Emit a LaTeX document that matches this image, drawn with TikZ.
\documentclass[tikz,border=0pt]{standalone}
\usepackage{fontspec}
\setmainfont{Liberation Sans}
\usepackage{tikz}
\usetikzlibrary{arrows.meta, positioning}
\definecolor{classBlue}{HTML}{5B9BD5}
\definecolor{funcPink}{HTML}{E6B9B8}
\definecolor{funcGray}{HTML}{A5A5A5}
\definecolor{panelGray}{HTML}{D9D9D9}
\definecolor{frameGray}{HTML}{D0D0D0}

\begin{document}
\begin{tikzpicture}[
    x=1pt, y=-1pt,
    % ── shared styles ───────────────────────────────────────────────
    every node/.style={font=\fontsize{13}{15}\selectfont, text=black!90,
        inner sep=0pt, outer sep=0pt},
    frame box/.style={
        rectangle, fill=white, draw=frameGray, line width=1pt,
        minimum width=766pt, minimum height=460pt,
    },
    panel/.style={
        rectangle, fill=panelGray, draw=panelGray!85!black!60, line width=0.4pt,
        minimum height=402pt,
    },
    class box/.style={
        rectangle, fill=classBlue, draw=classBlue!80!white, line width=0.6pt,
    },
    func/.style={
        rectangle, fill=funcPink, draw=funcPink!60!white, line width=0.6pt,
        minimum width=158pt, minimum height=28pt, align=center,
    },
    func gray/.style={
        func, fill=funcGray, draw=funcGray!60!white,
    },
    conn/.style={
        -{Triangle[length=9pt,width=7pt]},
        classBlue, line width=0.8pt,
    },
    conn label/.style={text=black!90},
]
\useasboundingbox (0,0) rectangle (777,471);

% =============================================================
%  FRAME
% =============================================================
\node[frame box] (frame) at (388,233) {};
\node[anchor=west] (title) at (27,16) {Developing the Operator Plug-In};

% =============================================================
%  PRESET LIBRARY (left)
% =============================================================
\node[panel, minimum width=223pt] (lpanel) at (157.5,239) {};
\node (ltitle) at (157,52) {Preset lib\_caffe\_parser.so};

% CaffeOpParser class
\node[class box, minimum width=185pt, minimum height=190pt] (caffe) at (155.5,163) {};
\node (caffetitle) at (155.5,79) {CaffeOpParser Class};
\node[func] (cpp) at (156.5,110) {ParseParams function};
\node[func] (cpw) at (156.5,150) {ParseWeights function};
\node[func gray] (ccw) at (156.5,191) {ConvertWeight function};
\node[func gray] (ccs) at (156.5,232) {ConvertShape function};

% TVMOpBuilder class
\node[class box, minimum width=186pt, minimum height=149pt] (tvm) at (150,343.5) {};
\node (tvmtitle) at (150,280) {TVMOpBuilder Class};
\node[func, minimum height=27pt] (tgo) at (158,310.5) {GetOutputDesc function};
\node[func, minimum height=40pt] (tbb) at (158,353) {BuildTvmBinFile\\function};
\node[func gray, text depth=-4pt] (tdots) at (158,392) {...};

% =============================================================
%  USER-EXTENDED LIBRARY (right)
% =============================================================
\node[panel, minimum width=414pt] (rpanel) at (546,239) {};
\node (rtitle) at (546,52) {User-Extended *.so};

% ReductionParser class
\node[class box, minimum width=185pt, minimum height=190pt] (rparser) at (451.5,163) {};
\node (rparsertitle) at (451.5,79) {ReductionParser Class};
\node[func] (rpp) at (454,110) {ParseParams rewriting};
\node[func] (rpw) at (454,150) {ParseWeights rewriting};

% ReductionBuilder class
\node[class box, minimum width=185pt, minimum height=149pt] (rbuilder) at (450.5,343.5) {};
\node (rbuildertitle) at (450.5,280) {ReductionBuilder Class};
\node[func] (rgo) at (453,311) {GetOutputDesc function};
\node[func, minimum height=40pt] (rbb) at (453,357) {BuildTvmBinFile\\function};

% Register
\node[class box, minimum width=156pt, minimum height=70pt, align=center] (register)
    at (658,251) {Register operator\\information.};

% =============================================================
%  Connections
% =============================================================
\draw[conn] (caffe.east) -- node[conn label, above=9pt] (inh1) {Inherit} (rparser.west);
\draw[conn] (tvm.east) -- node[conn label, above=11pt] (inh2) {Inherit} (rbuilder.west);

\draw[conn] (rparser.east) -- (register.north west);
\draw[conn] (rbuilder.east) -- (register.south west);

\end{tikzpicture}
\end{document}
#####
EXERCISE DESCRIPTION: Return exactly the lines from the beginning of the data above through the one containing "(ltitle) at (157,52)", please. Include both end lines and add nothing else.

ANSWER TO THE PROBLEM:
Emit a LaTeX document that matches this image, drawn with TikZ.
\documentclass[tikz,border=0pt]{standalone}
\usepackage{fontspec}
\setmainfont{Liberation Sans}
\usepackage{tikz}
\usetikzlibrary{arrows.meta, positioning}
\definecolor{classBlue}{HTML}{5B9BD5}
\definecolor{funcPink}{HTML}{E6B9B8}
\definecolor{funcGray}{HTML}{A5A5A5}
\definecolor{panelGray}{HTML}{D9D9D9}
\definecolor{frameGray}{HTML}{D0D0D0}

\begin{document}
\begin{tikzpicture}[
    x=1pt, y=-1pt,
    % ── shared styles ───────────────────────────────────────────────
    every node/.style={font=\fontsize{13}{15}\selectfont, text=black!90,
        inner sep=0pt, outer sep=0pt},
    frame box/.style={
        rectangle, fill=white, draw=frameGray, line width=1pt,
        minimum width=766pt, minimum height=460pt,
    },
    panel/.style={
        rectangle, fill=panelGray, draw=panelGray!85!black!60, line width=0.4pt,
        minimum height=402pt,
    },
    class box/.style={
        rectangle, fill=classBlue, draw=classBlue!80!white, line width=0.6pt,
    },
    func/.style={
        rectangle, fill=funcPink, draw=funcPink!60!white, line width=0.6pt,
        minimum width=158pt, minimum height=28pt, align=center,
    },
    func gray/.style={
        func, fill=funcGray, draw=funcGray!60!white,
    },
    conn/.style={
        -{Triangle[length=9pt,width=7pt]},
        classBlue, line width=0.8pt,
    },
    conn label/.style={text=black!90},
]
\useasboundingbox (0,0) rectangle (777,471);

% =============================================================
%  FRAME
% =============================================================
\node[frame box] (frame) at (388,233) {};
\node[anchor=west] (title) at (27,16) {Developing the Operator Plug-In};

% =============================================================
%  PRESET LIBRARY (left)
% =============================================================
\node[panel, minimum width=223pt] (lpanel) at (157.5,239) {};
\node (ltitle) at (157,52) {Preset lib\_caffe\_parser.so};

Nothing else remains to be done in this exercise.